The appellant was awarded the work order on 20th July 1995 by a tender floated by the respondent in 1994. The contract agreement was for well drilling and auxiliary operation in Assam, the same was put into force from 5th June 1996. Initially, the contract was for 2 years but it got extended for 1 year each twice and got expired on 4th October 2000.
When the contract was still in force the price of High-Speed Diesel (HSD) increased. Because this appellant raised a claim that the increase in the price of HSD which is essential for carrying out the operations triggered the change in the clause under the contract and the respondent is liable to reimburse. The respondent kept on rejecting the claim, due to which the appellant involved the arbitration clause which was referred to Arbitral Tribunal on 1st March 1999.

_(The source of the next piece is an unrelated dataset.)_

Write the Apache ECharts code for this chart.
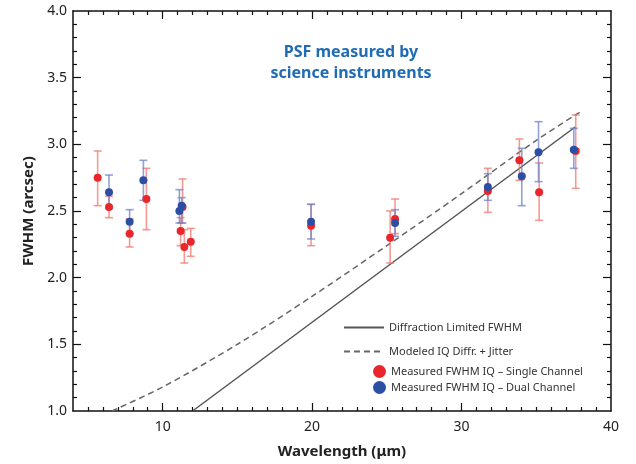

The Tribunal issued the award on 19th December 2003 and allowed the claim of the appellant and awarded a sum of Rs 95,89,564 with an interest of 10% per annum from the date of the award will the date of recovery. On 11th March 2005, the amount was revised to Rs 1,32,32,126. The Arbitral Tribunal held that while a price increase is issued under the authority of the state is not a law, but has the force of law. Thus falls within the ambit of clause 23. The minority held that the executive does not come within the ambit of clause 23 of the contract.

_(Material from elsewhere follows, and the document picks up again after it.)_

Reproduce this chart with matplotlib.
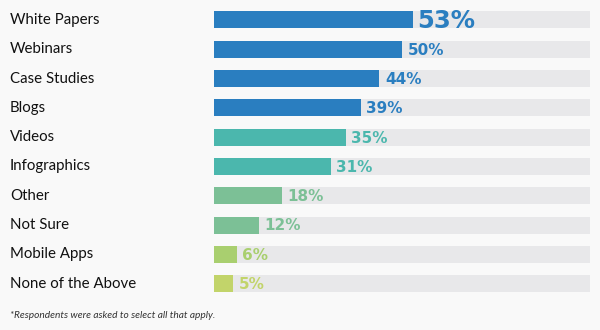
import matplotlib
matplotlib.use("Agg")
import matplotlib.pyplot as plt
from matplotlib.transforms import blended_transform_factory

categories = ["White Papers", "Webinars", "Case Studies", "Blogs", "Videos",
              "Infographics", "Other", "Not Sure", "Mobile Apps", "None of the Above"]
values = [53, 50, 44, 39, 35, 31, 18, 12, 6, 5]
colors = ["#2a7ec0", "#2a7ec0", "#2a7ec0", "#2a7ec0", "#4bb7ad", "#4bb7ad",
          "#7cc096", "#7cc096", "#a9cf6f", "#c2d46a"]
label_colors = ["#2a7ec0", "#2a7ec0", "#2a7ec0", "#2a7ec0", "#4bb7ad", "#4bb7ad",
                "#7cc096", "#7cc096", "#a9cf6f", "#c2d46a"]

bg = "#f9f9f9"
fig = plt.figure(figsize=(6, 3.3), dpi=100, facecolor=bg)
ax = fig.add_axes([214/600, 1 - 298.3/330, 376/600, 293/330])
ax.set_facecolor(bg)

pos = list(range(len(categories)))
ax.barh(pos, [100]*len(pos), height=0.58, color="#e8e8ea", zorder=1)
ax.barh(pos, values, height=0.58, color=colors, zorder=2)

ax.set_xlim(0, 100)
ax.set_ylim(len(pos) - 0.5, -0.5)
ax.axis("off")

tr = blended_transform_factory(fig.transFigure, ax.transData)
for i, (c, v) in enumerate(zip(categories, values)):
    ax.text(10/600, i, c, transform=tr, ha="left", va="center",
            fontsize=10.8, family="Lato", color="#111111")
    big = i == 0
    ax.text(v + (1.0 if big else 1.5), i + (0.02 if big else 0.03), f"{v}%",
            ha="left", va="center", fontsize=17.5 if big else 11,
            fontweight="bold", family="DejaVu Sans", color=label_colors[i], zorder=3)

fig.text(10/600, 1 - 315/330, "*Respondents were asked to select all that apply.",
         ha="left", va="center", fontsize=7.3, style="italic", family="Lato", color="#333333")

fig.savefig("out.png", dpi=100, facecolor=bg)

The Respondent challenged the award in District Court which upheld the award and did not warrant judicial interference. The respondent further challenged the judgment of the District judge under Sec 37 of the Arbitration Act before the High Court, which allowed the appeal and set aside the award passed by the Tribunal. The High Court held that the decision given is mistaken and against the public policy of India. The High Court under Sec 37 of the Arbitration Act, on the scope of judicial review, held that the Court has the power to set aside the award as it was overlooking the terms and conditions of the contract. Aggrieved by the decision the appellant has filed the appeal by the way of special leave petition.

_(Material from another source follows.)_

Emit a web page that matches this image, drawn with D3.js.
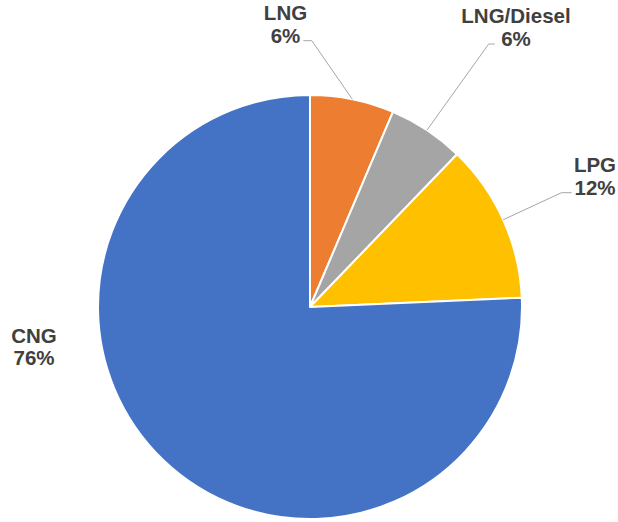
<!DOCTYPE html>
<html>
<head>
<meta charset="utf-8">
<script src="https://cdn.jsdelivr.net/npm/d3@7"></script>
<style>
  body { margin: 0; background: #fff; }
  svg text { font-family: "Liberation Sans", Arial, sans-serif; font-weight: bold; fill: #404040; }
</style>
</head>
<body>
<div id="chart"></div>
<script>
// fuel types and their shares (in %)
var categories = ["LNG", "LNG/Diesel", "LPG", "CNG"];
var shares = [6.4, 5.8, 12.1, 75.7];
var colours = ["#ED7D31", "#A5A5A5", "#FFC000", "#4472C4"];

// label placement: centre x and first baseline of each label
var labelPos = [[285.5, 20], [516, 23.3], [595, 172], [34, 342.5]];
// leader line: gap from the "%" text and length of the flat bit (null = no leader)
var leaderGap = [3, 6.5, 3, null];
var leaderFlat = [8.5, 6, 10, null];

var width = 618, height = 522;
var cx = 310, cy = 307, radius = 212;
var lineHeight = 22.7;

var svg = d3.select("#chart").append("svg")
    .attr("width", width)
    .attr("height", height);

var data = categories.map(function(c, i) {
  return {name: c, value: shares[i], colour: colours[i], label: labelPos[i],
          gap: leaderGap[i], flat: leaderFlat[i]};
});

var total = d3.sum(shares);

var pie = d3.pie()
    .sort(null)
    .value(function(d) { return d.value; });

var arc = d3.arc().innerRadius(0).outerRadius(radius);
var edgeArc = d3.arc().innerRadius(radius).outerRadius(radius);

var slices = pie(data);

var g = svg.append("g").attr("transform", "translate(" + cx + "," + cy + ")");

g.selectAll("path.slice")
  .data(slices)
  .enter()
  .append("path")
  .attr("class", "slice")
  .attr("d", arc)
  .style("fill", function(d) { return d.data.colour; })
  .style("stroke", "#fff")
  .style("stroke-width", 2)
  .style("stroke-linejoin", "round");

// labels: name on the first line, rounded share on the second
var labels = svg.selectAll("text.lbl")
  .data(slices)
  .enter()
  .append("text")
  .attr("class", "lbl")
  .attr("text-anchor", "middle")
  .style("font-size", "20.5px");

labels.append("tspan")
  .attr("x", function(d) { return d.data.label[0]; })
  .attr("y", function(d) { return d.data.label[1]; })
  .text(function(d) { return d.data.name; });

var pct = labels.append("tspan")
  .attr("x", function(d) { return d.data.label[0]; })
  .attr("y", function(d) { return d.data.label[1] + lineHeight; })
  .text(function(d) { return Math.round(d.data.value / total * 100) + "%"; });

// leader lines from the middle of each slice's rim to the "%" line
pct.each(function(d) {
  if (d.data.gap === null) return;
  var w = this.getComputedTextLength();
  var p = edgeArc.centroid(d);
  var mid = (d.startAngle + d.endAngle) / 2;
  var ly = d.data.label[1] + lineHeight - 2 - cy;
  var lx, hx;
  if (mid < 0.25) {   // label sits to the left of its line
    lx = d.data.label[0] + w / 2 + d.data.gap - cx;
    hx = lx + d.data.flat;
  } else {
    lx = d.data.label[0] - w / 2 - d.data.gap - cx;
    hx = lx - d.data.flat;
  }
  g.append("polyline")
    .attr("points", [p, [hx, ly], [lx, ly]].map(function(q) { return q.join(","); }).join(" "))
    .style("fill", "none")
    .style("stroke", "#A6A6A6")
    .style("stroke-width", 1);
});
</script>
</body>
</html>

Learned Counsel for the Appellant has contended that the High court has imparted its personal views as to the intent for the inclusion of clause 23 and the construction of clause 23 is a matter of the interpretation and has been correctly interpreted by the Tribunal. The High Court cannot substitute one view of the Tribunal. The question of law decided by Tribunal is beyond judicial review and thus the High Court could not have interfered with a plausible award.
Learned counsel for the respondent submits that the award passed by the Tribunal is contrary to the terms of the contract. Neglecting the terms and conditions if the contract is violative of Sec 28 of the Arbitration Act and the Tribunal stepped over its jurisdiction.
After listening to both the parties it is settled that a Court can set aside the award only the grounds provided in the Arbitration Act or as interpreted by the courts. Sec 34 is different in approach and cannot be equated with a normal appellate jurisdiction. Further, it is also settled that when there are two views possible, the Court cannot interfere in the reasonable view taken by the arbitrator.
The High Court in its reasoning suggests that clause 23 is akin to a force majeure clause. Under contract law, Sec 56 states that on the occurrence of an event that renders the performance impossible, the contract becomes void. When the contracted act becomes impossible the parties are exempted from further performance and the contract becomes void.
Sec 65 of the Contract Act states that when a contract becomes void, any person who has received any benefit is bound to restore it. The Court does not substitute either High Court or Arbitral Tribunal based on the reasons provided. Although, the tribunal correctly held that a contract needs to be interpreted taking into consideration all the clauses of the contract further it has failed to apply the same standard while interpreting clause 23 of the contract. In this case, the basic rule of thumb rule of interpretation was ignored by the Tribunal while interpreting the clause.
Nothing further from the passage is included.